Topic breached, Q asked after the house, and F told him he was thinking that in the spring he’d maybe build a little stone barrier around the flower garden in the front yard.

“I was thinking about that flower garden this morning,” Q said. “I was thinking, I planted that garden for her, and now I’ll never get to watch anything bloom in it.”

Dear reader, my heart grew two sizes. Maybe it sounds maudlin, but in the moment it was absolute poetry. Maybe you had to be there, maybe you had to hear the way he said it, like he was trying to recall a dream in the midst of it slipping away. Maybe you had to see the look in his eyes, two chunks of ice wedged in his face that he was straining to keep from melting by force of will.

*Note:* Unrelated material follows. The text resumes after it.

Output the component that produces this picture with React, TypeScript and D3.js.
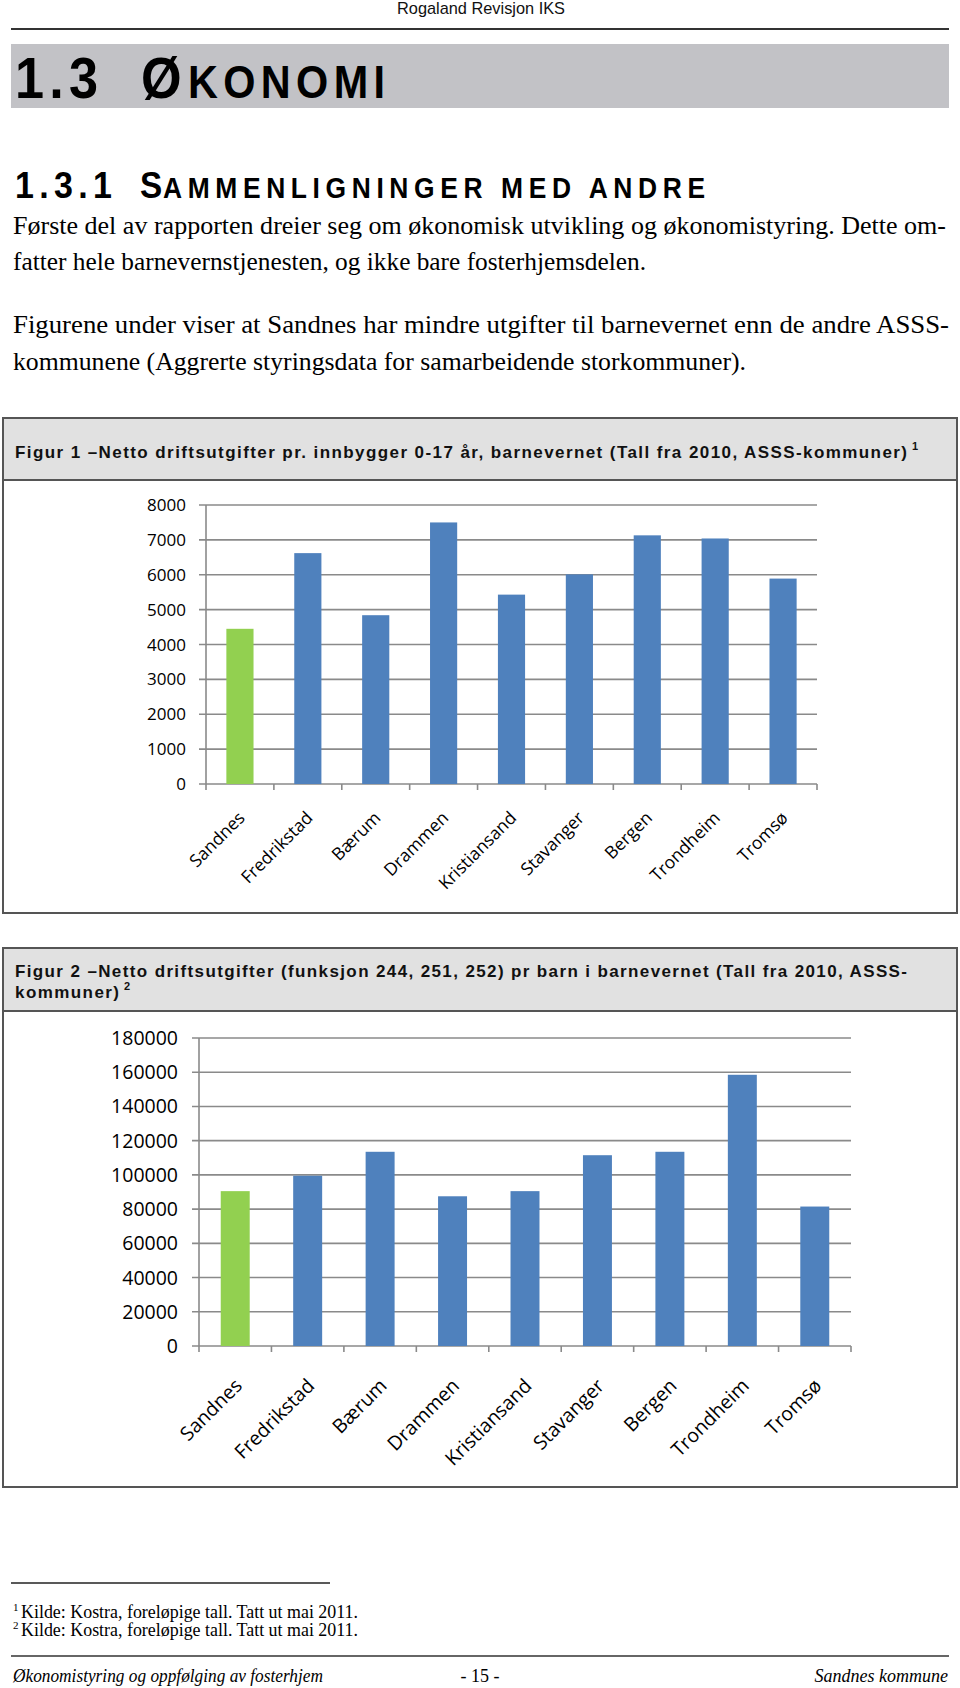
import React from "react";
import * as d3 from "d3";

const categories = ["Sandnes", "Fredrikstad", "Bærum", "Drammen", "Kristiansand", "Stavanger", "Bergen", "Trondheim", "Tromsø"];
const perYouthValues = [4450, 6620, 4840, 7500, 5430, 6010, 7130, 7040, 5890];
const perChildValues = [90500, 99500, 113500, 87500, 90500, 111500, 113500, 158500, 81500];
const ticksFig1 = [0, 1000, 2000, 3000, 4000, 5000, 6000, 7000, 8000];
const ticksFig2 = [0, 20000, 40000, 60000, 80000, 100000, 120000, 140000, 160000, 180000];
const highlighted = "Sandnes";

const bodyLines = [
  { text: "Første del av rapporten dreier seg om økonomisk utvikling og økonomistyring. Dette om-", y: 234, w: 933 },
  { text: "fatter hele barnevernstjenesten, og ikke bare fosterhjemsdelen.", y: 270, w: 633 },
  { text: "Figurene under viser at Sandnes har mindre utgifter til barnevernet enn de andre ASSS-", y: 333, w: 936 },
  { text: "kommunene (Aggrerte styringsdata for samarbeidende storkommuner).", y: 370, w: 733 },
];

const BLUE = "#4f81bd";
const GREEN = "#92d050";
const GRID = "#8a8a8a";
const SANS = "'Liberation Sans', Arial, sans-serif";
const SERIF = "'Liberation Serif', 'Times New Roman', serif";
const CAL = "'Open Sans', 'Noto Sans', sans-serif";

type ChartProps = {
  values: number[];
  ticks: number[];
  x0: number;
  x1: number;
  yBottom: number;
  yTop: number;
  labelRight: number;
  tickFont: number;
  catFont: number;
  catDx: number;
  catDy: number;
};

function BarChart(p: ChartProps) {
  const x = d3.scaleBand<string>().domain(categories).range([p.x0, p.x1]).paddingInner(0.6).paddingOuter(0.3);
  const maxT = p.ticks[p.ticks.length - 1];
  const y = d3.scaleLinear().domain([0, maxT]).range([p.yBottom, p.yTop]);
  const step = x.step();
  const boundaries = d3.range(categories.length + 1).map((i) => p.x0 + i * step);
  return (
    <g>
      {p.ticks.map((t) => (
        <g key={"t" + t}>
          <line x1={p.x0 - 7} x2={p.x1} y1={y(t)} y2={y(t)} stroke={GRID} strokeWidth={1.6} />
          <text x={p.labelRight} y={y(t)} dy="0.36em" textAnchor="end" fontFamily={CAL} fontSize={p.tickFont} fill="#000">
            {t}
          </text>
        </g>
      ))}
      <line x1={p.x0} x2={p.x0} y1={y(maxT)} y2={p.yBottom} stroke={GRID} strokeWidth={1.6} />
      {boundaries.map((bx, i) => (
        <line key={"b" + i} x1={bx} x2={bx} y1={p.yBottom} y2={p.yBottom + 6} stroke={GRID} strokeWidth={1.6} />
      ))}
      {categories.map((c, i) => (
        <rect
          key={c}
          x={x(c)}
          y={y(p.values[i])}
          width={x.bandwidth()}
          height={p.yBottom - y(p.values[i])}
          fill={c === highlighted ? GREEN : BLUE}
        />
      ))}
      {categories.map((c) => {
        const cx = (x(c) as number) + x.bandwidth() / 2;
        const ax = cx + p.catDx;
        const ay = p.yBottom + p.catDy;
        return (
          <text
            key={"l" + c}
            x={ax}
            y={ay}
            textAnchor="end"
            transform={`rotate(-45 ${ax} ${ay})`}
            fontFamily={CAL}
            fontSize={p.catFont}
            fill="#000"
          >
            {c}
          </text>
        );
      })}
    </g>
  );
}

// Bold heading text: glyphs condensed horizontally, spacing fills the target width
function Narrow(props: { x: number; y: number; size: number; width: number; sx: number; children: string }) {
  const { x, y, size, width, sx, children } = props;
  return (
    <g transform={`translate(${x} ${y}) scale(${sx} 1)`}>
      <text x={0} y={0} fontFamily={SANS} fontWeight="bold" fontSize={size} textLength={width / sx} lengthAdjust="spacing" fill="#000">
        {children}
      </text>
    </g>
  );
}

export default function App() {
  return (
    <svg width={960} height={1688} style={{ position: "absolute", left: 0, top: 0, background: "#fff" }}>
      <rect x={0} y={0} width={960} height={1688} fill="#fff" />
      {/* Page header */}
      <text x={481} y={14} textAnchor="middle" fontFamily={SANS} fontSize={17} textLength={168} lengthAdjust="spacingAndGlyphs" fill="#111">
        Rogaland Revisjon IKS
      </text>
      <line x1={11} x2={949} y1={29} y2={29} stroke="#333" strokeWidth={2} />

      {/* Section heading */}
      <rect x={11} y={44} width={938} height={64} fill="#c2c2c6" />
      <Narrow x={15} y={98} size={58} width={83} sx={0.9}>1.3</Narrow>
      <Narrow x={141} y={98} size={58} width={42} sx={0.9}>Ø</Narrow>
      <Narrow x={188} y={98} size={46} width={197} sx={0.9}>KONOMI</Narrow>

      <Narrow x={15} y={198} size={37} width={97} sx={0.92}>1.3.1</Narrow>
      <Narrow x={140} y={198} size={37} width={21} sx={0.9}>S</Narrow>
      <Narrow x={163} y={198} size={30} width={542} sx={0.88}>AMMENLIGNINGER MED ANDRE</Narrow>

      {bodyLines.map((l) => (
        <text key={l.y} x={13} y={l.y} fontFamily={SERIF} fontSize={25} textLength={l.w} lengthAdjust="spacingAndGlyphs" fill="#000">
          {l.text}
        </text>
      ))}

      {/* Figure 1 */}
      <rect x={3} y={418} width={954} height={495} fill="#fff" stroke="#555" strokeWidth={2} />
      <rect x={4} y={419} width={952} height={61} fill="#e1e1e1" />
      <line x1={3} x2={957} y1={480} y2={480} stroke="#555" strokeWidth={2} />
      <text x={15} y={458} fontFamily={SANS} fontWeight="bold" fontSize={17} textLength={892} lengthAdjust="spacing" fill="#111">
        Figur 1 –Netto driftsutgifter pr. innbygger 0-17 år, barnevernet (Tall fra 2010, ASSS-kommuner)
      </text>
      <text x={912} y={450} fontFamily={SANS} fontWeight="bold" fontSize={11} fill="#111">
        1
      </text>
      <BarChart
        values={perYouthValues}
        ticks={ticksFig1}
        x0={206}
        x1={817}
        yBottom={784}
        yTop={505}
        labelRight={186}
        tickFont={17}
        catFont={17.5}
        catDx={6}
        catDy={35}
      />

      {/* Figure 2 */}
      <rect x={3} y={948} width={954} height={539} fill="#fff" stroke="#555" strokeWidth={2} />
      <rect x={4} y={949} width={952} height={62} fill="#e1e1e1" />
      <line x1={3} x2={957} y1={1011} y2={1011} stroke="#555" strokeWidth={2} />
      <text x={15} y={977} fontFamily={SANS} fontWeight="bold" fontSize={17} textLength={892} lengthAdjust="spacing" fill="#111">
        Figur 2 –Netto driftsutgifter (funksjon 244, 251, 252) pr barn i barnevernet (Tall fra 2010, ASSS-
      </text>
      <text x={15} y={998} fontFamily={SANS} fontWeight="bold" fontSize={17} textLength={104} lengthAdjust="spacing" fill="#111">
        kommuner)
      </text>
      <text x={124} y={990} fontFamily={SANS} fontWeight="bold" fontSize={11} fill="#111">
        2
      </text>
      <BarChart
        values={perChildValues}
        ticks={ticksFig2}
        x0={199}
        x1={851}
        yBottom={1346}
        yTop={1038}
        labelRight={178}
        tickFont={19.5}
        catFont={19.5}
        catDx={8}
        catDy={41}
      />

      {/* Footnotes */}
      <line x1={11} x2={330} y1={1583} y2={1583} stroke="#222" strokeWidth={1.5} />
      <text x={13} y={1611} fontFamily={SERIF} fontSize={11} fill="#000">1</text>
      <text x={21} y={1618} fontFamily={SERIF} fontSize={18} textLength={337} lengthAdjust="spacingAndGlyphs" fill="#000">
        Kilde: Kostra, foreløpige tall. Tatt ut mai 2011.
      </text>
      <text x={13} y={1629} fontFamily={SERIF} fontSize={11} fill="#000">2</text>
      <text x={21} y={1636} fontFamily={SERIF} fontSize={18} textLength={337} lengthAdjust="spacingAndGlyphs" fill="#000">
        Kilde: Kostra, foreløpige tall. Tatt ut mai 2011.
      </text>

      {/* Page footer */}
      <line x1={11} x2={949} y1={1656} y2={1656} stroke="#333" strokeWidth={1.5} />
      <text x={13} y={1682} fontFamily={SERIF} fontStyle="italic" fontSize={18} textLength={310} lengthAdjust="spacingAndGlyphs" fill="#000">
        Økonomistyring og oppfølging av fosterhjem
      </text>
      <text x={480} y={1682} textAnchor="middle" fontFamily={SERIF} fontSize={18} fill="#000">
        - 15 -
      </text>
      <text x={948} y={1682} textAnchor="end" fontFamily={SERIF} fontStyle="italic" fontSize={18} fill="#000">
        Sandnes kommune
      </text>
    </svg>
  );
}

Poetry to me, but obviously a little awkward for F. “Yeah,” he said, “we might cut down that big tree along the driveway, too, I think we’ll get a lot more light.”

“I used to park under the tree and the birds would crap all over my car,” Q said.

F said, “Yeah, I always park on the street.”

Q nodded. “Do me one favor,” he said. “Don’t cut down that tree in the backyard next to the deck, the one that hangs over. M and I used to make love under that tree in the summer, looking up at the stars between the branches and everything. It was so beautiful. We’d put down a blanket… we had a blanket just for that, the red blanket in the downstairs closet. Some of the best memories I’ll ever have are of making love to M under that tree.”

There have been a handful of times in my life when I’ve done or said something terrible and then caught myself and thought, You’re probably going to get punched for this, and you deserve it, so let it happen. You brought this on yourself and you have no right to fight back. Q was too lost in reverie, thinking about the branches and the stars and M’s naked body on a red blanket, to notice the color drain from F’s face. Here it comes, I thought. He deserves the first smack or two, but after that I’ll break it up. Unless the first shot draws blood, then I’ll break it up right away.

But F didn’t hit him. His face stayed white and drawn, but instead of lashing out he sipped his beer and nodded, said, “Don’t think we’ll cut down anything back there. No worries.”

A few minutes later Q got called away and F and I were alone and as soon as we were I told him I couldn’t believe what Q has said. “I mean, I get that he’s heartbroken, but come on, dude. I can’t believe…I was so sure you were about to smack the shit out of him.”

“It’s Christmas,” F said. “Sucks to be sad and alone at Christmas. People get a break at Christmas.”

“I guess so,” I said. “I can’t believe you’re being so cool right now.”

F shrugged. “I can’t believe he thinks that just because he moved out she stopped wanting to fuck under that tree.”